TASK GOAL
Pictures do not belong in the copy. Return all of the entries exactly.

[Charts and diagrams as code]

+ + + + +

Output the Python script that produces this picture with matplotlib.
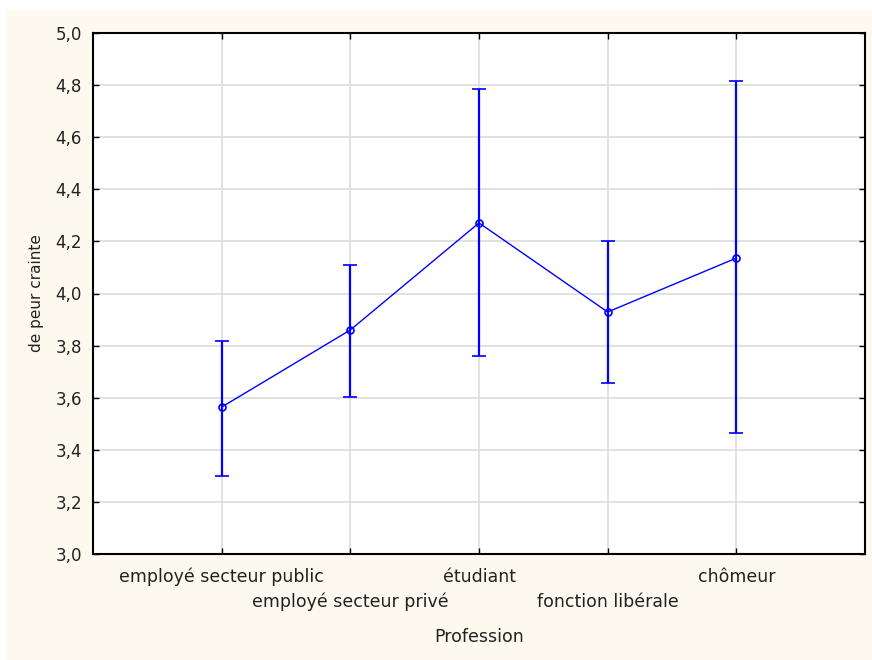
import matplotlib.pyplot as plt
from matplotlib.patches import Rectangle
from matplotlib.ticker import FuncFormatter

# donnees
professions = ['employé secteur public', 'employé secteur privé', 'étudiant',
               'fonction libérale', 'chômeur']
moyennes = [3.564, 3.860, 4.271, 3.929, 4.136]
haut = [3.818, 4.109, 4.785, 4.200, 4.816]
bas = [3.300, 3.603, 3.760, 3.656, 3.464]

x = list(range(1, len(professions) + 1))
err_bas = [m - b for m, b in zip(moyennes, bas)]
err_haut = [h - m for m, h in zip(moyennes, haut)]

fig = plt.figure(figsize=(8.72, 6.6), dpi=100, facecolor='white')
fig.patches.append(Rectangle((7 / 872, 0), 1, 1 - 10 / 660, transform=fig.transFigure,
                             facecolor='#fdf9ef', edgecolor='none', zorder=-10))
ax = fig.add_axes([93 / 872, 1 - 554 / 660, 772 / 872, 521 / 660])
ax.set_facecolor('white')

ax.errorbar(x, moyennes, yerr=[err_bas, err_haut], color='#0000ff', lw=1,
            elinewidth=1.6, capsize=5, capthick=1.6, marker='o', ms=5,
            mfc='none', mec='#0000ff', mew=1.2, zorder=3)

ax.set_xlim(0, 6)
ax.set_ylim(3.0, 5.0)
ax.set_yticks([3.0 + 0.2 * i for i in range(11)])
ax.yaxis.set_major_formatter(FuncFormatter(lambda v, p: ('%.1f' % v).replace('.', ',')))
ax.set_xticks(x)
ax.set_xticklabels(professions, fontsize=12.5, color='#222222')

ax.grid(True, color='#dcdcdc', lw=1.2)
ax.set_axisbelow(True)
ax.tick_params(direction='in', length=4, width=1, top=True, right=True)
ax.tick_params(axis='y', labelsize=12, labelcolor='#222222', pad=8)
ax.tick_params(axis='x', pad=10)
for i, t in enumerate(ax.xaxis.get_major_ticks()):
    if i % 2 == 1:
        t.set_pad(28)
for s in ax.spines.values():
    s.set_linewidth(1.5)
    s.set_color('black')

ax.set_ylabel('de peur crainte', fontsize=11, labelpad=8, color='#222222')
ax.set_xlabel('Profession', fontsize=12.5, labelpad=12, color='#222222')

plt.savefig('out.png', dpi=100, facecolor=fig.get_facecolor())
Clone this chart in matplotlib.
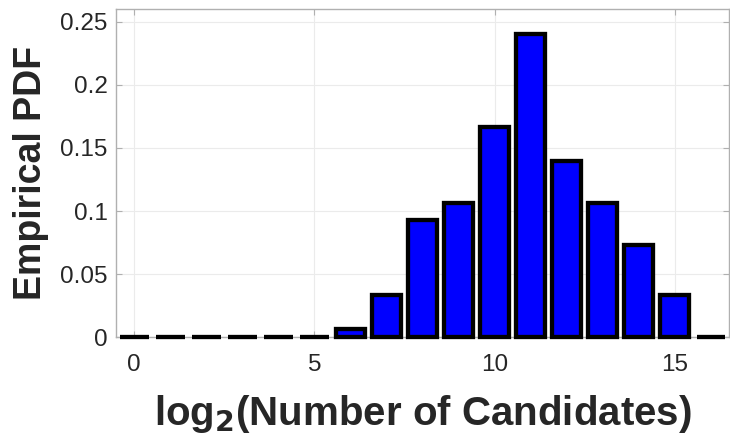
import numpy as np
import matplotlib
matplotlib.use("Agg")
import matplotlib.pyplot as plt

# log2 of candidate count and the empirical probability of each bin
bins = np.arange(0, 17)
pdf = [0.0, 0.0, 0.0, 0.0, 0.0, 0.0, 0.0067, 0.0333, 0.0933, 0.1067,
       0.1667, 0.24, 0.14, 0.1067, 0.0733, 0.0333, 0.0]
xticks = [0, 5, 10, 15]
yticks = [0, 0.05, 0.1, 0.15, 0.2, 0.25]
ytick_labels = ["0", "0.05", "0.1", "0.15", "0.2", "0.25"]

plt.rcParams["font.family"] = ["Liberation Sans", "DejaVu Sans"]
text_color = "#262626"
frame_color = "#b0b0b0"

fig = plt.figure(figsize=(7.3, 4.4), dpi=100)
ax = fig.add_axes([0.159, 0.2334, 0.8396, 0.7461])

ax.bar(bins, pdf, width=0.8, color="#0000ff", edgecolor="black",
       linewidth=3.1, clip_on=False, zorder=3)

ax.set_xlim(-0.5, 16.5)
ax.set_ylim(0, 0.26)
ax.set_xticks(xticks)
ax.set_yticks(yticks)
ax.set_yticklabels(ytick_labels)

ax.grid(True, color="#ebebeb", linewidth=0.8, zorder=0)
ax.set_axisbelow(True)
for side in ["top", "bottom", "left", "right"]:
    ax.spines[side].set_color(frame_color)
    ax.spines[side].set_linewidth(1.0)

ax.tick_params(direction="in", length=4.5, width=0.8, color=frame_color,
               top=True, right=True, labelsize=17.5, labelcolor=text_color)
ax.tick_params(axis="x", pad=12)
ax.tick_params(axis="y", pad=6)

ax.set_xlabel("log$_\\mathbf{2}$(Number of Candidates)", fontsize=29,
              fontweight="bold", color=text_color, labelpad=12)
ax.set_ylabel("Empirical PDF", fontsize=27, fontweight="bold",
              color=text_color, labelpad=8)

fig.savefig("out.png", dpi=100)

+ + + + +

EXERCISE RESULT
Output the Python script that produces this picture with matplotlib.
import matplotlib.pyplot as plt
from matplotlib.patches import Rectangle
from matplotlib.ticker import FuncFormatter

# donnees
professions = ['employé secteur public', 'employé secteur privé', 'étudiant',
               'fonction libérale', 'chômeur']
moyennes = [3.564, 3.860, 4.271, 3.929, 4.136]
haut = [3.818, 4.109, 4.785, 4.200, 4.816]
bas = [3.300, 3.603, 3.760, 3.656, 3.464]

x = list(range(1, len(professions) + 1))
err_bas = [m - b for m, b in zip(moyennes, bas)]
err_haut = [h - m for m, h in zip(moyennes, haut)]

fig = plt.figure(figsize=(8.72, 6.6), dpi=100, facecolor='white')
fig.patches.append(Rectangle((7 / 872, 0), 1, 1 - 10 / 660, transform=fig.transFigure,
                             facecolor='#fdf9ef', edgecolor='none', zorder=-10))
ax = fig.add_axes([93 / 872, 1 - 554 / 660, 772 / 872, 521 / 660])
ax.set_facecolor('white')

ax.errorbar(x, moyennes, yerr=[err_bas, err_haut], color='#0000ff', lw=1,
            elinewidth=1.6, capsize=5, capthick=1.6, marker='o', ms=5,
            mfc='none', mec='#0000ff', mew=1.2, zorder=3)

ax.set_xlim(0, 6)
ax.set_ylim(3.0, 5.0)
ax.set_yticks([3.0 + 0.2 * i for i in range(11)])
ax.yaxis.set_major_formatter(FuncFormatter(lambda v, p: ('%.1f' % v).replace('.', ',')))
ax.set_xticks(x)
ax.set_xticklabels(professions, fontsize=12.5, color='#222222')

ax.grid(True, color='#dcdcdc', lw=1.2)
ax.set_axisbelow(True)
ax.tick_params(direction='in', length=4, width=1, top=True, right=True)
ax.tick_params(axis='y', labelsize=12, labelcolor='#222222', pad=8)
ax.tick_params(axis='x', pad=10)
for i, t in enumerate(ax.xaxis.get_major_ticks()):
    if i % 2 == 1:
        t.set_pad(28)
for s in ax.spines.values():
    s.set_linewidth(1.5)
    s.set_color('black')

ax.set_ylabel('de peur crainte', fontsize=11, labelpad=8, color='#222222')
ax.set_xlabel('Profession', fontsize=12.5, labelpad=12, color='#222222')

plt.savefig('out.png', dpi=100, facecolor=fig.get_facecolor())
Clone this chart in matplotlib.
import numpy as np
import matplotlib
matplotlib.use("Agg")
import matplotlib.pyplot as plt

# log2 of candidate count and the empirical probability of each bin
bins = np.arange(0, 17)
pdf = [0.0, 0.0, 0.0, 0.0, 0.0, 0.0, 0.0067, 0.0333, 0.0933, 0.1067,
       0.1667, 0.24, 0.14, 0.1067, 0.0733, 0.0333, 0.0]
xticks = [0, 5, 10, 15]
yticks = [0, 0.05, 0.1, 0.15, 0.2, 0.25]
ytick_labels = ["0", "0.05", "0.1", "0.15", "0.2", "0.25"]

plt.rcParams["font.family"] = ["Liberation Sans", "DejaVu Sans"]
text_color = "#262626"
frame_color = "#b0b0b0"

fig = plt.figure(figsize=(7.3, 4.4), dpi=100)
ax = fig.add_axes([0.159, 0.2334, 0.8396, 0.7461])

ax.bar(bins, pdf, width=0.8, color="#0000ff", edgecolor="black",
       linewidth=3.1, clip_on=False, zorder=3)

ax.set_xlim(-0.5, 16.5)
ax.set_ylim(0, 0.26)
ax.set_xticks(xticks)
ax.set_yticks(yticks)
ax.set_yticklabels(ytick_labels)

ax.grid(True, color="#ebebeb", linewidth=0.8, zorder=0)
ax.set_axisbelow(True)
for side in ["top", "bottom", "left", "right"]:
    ax.spines[side].set_color(frame_color)
    ax.spines[side].set_linewidth(1.0)

ax.tick_params(direction="in", length=4.5, width=0.8, color=frame_color,
               top=True, right=True, labelsize=17.5, labelcolor=text_color)
ax.tick_params(axis="x", pad=12)
ax.tick_params(axis="y", pad=6)

ax.set_xlabel("log$_\\mathbf{2}$(Number of Candidates)", fontsize=29,
              fontweight="bold", color=text_color, labelpad=12)
ax.set_ylabel("Empirical PDF", fontsize=27, fontweight="bold",
              color=text_color, labelpad=8)

fig.savefig("out.png", dpi=100)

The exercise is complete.